▶ _Work required_: Only the lines from the start of the data to the line containing "5.05, 4.97, 4.92];", both included, should be output, exactly and without pictures.

▶ _Data provided_:
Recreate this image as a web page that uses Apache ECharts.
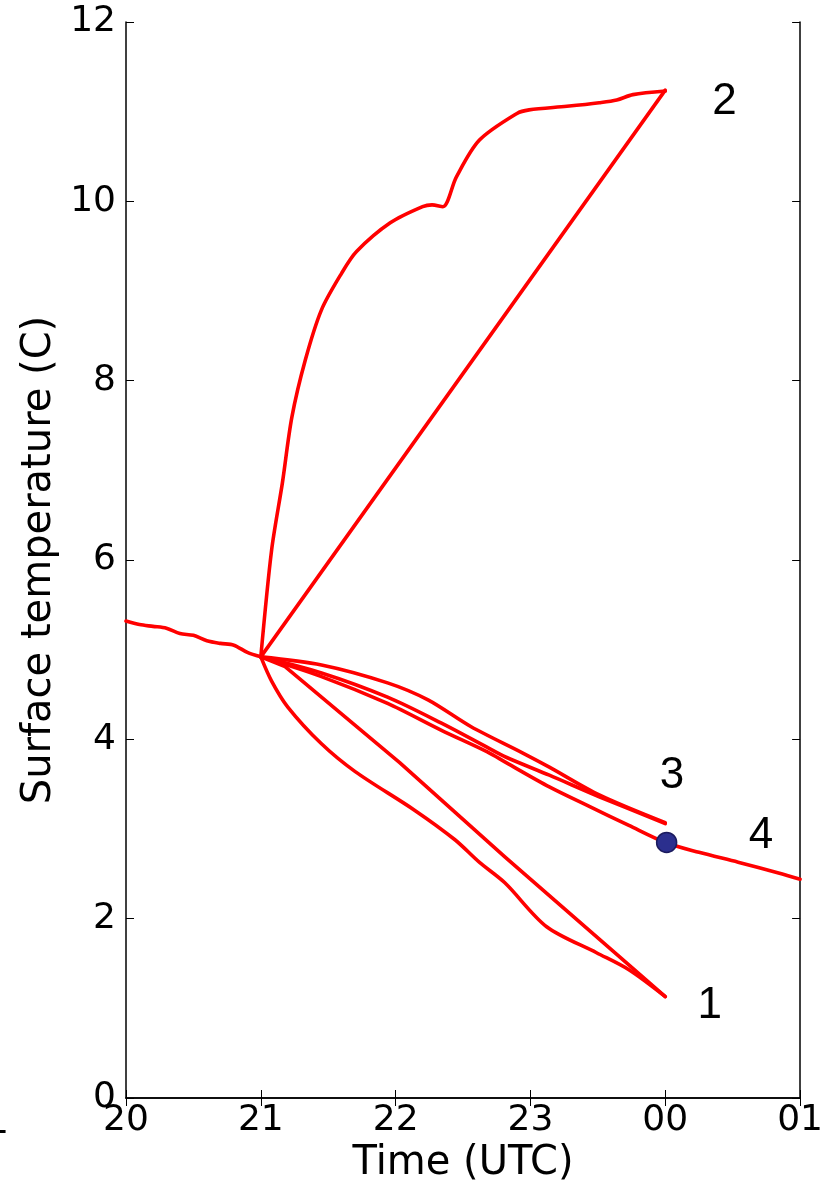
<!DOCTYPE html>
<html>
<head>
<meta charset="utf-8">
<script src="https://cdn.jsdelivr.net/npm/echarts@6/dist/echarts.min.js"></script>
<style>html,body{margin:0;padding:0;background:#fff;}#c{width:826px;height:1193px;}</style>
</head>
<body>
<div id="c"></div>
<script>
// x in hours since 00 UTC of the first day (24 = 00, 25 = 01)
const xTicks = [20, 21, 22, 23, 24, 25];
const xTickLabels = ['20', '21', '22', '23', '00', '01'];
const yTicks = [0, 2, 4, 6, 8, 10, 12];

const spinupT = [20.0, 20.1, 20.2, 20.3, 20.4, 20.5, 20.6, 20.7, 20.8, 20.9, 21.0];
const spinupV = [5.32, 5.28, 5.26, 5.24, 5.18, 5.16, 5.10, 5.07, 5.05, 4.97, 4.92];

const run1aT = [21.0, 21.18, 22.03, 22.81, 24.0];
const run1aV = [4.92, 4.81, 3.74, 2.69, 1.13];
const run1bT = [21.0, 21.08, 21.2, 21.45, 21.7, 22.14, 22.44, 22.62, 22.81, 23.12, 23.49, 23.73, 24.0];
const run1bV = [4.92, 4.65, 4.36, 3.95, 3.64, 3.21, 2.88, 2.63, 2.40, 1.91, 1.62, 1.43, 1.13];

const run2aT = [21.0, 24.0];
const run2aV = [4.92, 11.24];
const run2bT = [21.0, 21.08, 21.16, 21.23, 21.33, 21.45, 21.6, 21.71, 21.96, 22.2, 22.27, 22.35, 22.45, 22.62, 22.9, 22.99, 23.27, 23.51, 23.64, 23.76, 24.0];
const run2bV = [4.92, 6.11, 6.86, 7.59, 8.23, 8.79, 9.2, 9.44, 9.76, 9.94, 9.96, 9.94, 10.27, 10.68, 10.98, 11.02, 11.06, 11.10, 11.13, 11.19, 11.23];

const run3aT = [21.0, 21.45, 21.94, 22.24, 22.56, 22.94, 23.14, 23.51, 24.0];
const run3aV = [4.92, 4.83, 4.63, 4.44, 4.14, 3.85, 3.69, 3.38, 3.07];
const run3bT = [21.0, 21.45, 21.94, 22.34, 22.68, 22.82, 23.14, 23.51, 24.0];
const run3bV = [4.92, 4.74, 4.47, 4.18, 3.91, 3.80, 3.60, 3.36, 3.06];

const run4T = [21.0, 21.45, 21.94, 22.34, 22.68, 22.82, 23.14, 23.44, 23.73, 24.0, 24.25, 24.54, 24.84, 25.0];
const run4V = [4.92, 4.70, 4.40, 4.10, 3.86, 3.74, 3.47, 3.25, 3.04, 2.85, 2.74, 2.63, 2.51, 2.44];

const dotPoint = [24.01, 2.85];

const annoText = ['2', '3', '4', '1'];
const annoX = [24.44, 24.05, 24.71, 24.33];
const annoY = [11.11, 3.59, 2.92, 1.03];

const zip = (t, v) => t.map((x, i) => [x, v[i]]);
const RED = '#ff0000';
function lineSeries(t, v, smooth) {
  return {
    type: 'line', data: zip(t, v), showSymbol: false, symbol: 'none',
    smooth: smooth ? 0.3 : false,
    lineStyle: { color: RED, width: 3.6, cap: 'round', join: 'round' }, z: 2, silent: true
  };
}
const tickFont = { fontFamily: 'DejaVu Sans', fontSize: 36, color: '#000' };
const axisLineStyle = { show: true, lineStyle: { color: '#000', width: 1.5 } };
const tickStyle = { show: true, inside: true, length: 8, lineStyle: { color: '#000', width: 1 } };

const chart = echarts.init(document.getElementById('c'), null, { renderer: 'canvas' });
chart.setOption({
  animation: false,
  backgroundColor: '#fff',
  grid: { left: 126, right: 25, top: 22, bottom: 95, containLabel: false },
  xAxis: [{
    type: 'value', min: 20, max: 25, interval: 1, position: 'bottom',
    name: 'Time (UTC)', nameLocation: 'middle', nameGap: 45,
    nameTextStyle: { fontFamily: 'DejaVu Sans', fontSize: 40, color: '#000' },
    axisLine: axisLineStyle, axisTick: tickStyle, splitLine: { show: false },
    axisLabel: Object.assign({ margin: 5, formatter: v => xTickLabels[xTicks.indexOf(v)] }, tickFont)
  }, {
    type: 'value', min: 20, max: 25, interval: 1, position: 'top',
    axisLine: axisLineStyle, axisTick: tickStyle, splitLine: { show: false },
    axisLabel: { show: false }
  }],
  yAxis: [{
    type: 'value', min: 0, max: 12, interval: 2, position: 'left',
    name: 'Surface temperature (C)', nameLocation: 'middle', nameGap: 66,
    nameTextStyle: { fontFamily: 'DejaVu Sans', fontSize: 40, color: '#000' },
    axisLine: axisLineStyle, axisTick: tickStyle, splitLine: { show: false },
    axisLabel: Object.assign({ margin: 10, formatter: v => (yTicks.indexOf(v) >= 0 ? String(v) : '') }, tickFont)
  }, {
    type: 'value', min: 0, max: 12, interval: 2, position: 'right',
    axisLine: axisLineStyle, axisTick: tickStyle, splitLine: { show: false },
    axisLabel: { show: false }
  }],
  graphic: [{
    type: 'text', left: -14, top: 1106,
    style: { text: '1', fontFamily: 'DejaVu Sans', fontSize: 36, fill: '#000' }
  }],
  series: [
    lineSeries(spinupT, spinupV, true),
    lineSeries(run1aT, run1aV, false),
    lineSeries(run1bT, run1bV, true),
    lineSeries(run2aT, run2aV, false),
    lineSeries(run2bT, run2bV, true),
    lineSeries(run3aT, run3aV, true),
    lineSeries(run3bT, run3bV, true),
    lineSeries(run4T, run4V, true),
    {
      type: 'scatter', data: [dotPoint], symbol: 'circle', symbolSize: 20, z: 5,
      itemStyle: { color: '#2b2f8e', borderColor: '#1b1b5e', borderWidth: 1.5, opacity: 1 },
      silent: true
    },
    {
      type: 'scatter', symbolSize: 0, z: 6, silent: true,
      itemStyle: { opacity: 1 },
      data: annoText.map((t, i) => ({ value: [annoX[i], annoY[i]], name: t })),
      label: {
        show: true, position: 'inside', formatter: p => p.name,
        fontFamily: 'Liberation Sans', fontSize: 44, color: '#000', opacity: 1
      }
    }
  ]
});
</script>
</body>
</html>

▶ _Exercise result_:
Recreate this image as a web page that uses Apache ECharts.
<!DOCTYPE html>
<html>
<head>
<meta charset="utf-8">
<script src="https://cdn.jsdelivr.net/npm/echarts@6/dist/echarts.min.js"></script>
<style>html,body{margin:0;padding:0;background:#fff;}#c{width:826px;height:1193px;}</style>
</head>
<body>
<div id="c"></div>
<script>
// x in hours since 00 UTC of the first day (24 = 00, 25 = 01)
const xTicks = [20, 21, 22, 23, 24, 25];
const xTickLabels = ['20', '21', '22', '23', '00', '01'];
const yTicks = [0, 2, 4, 6, 8, 10, 12];

const spinupT = [20.0, 20.1, 20.2, 20.3, 20.4, 20.5, 20.6, 20.7, 20.8, 20.9, 21.0];
const spinupV = [5.32, 5.28, 5.26, 5.24, 5.18, 5.16, 5.10, 5.07, 5.05, 4.97, 4.92];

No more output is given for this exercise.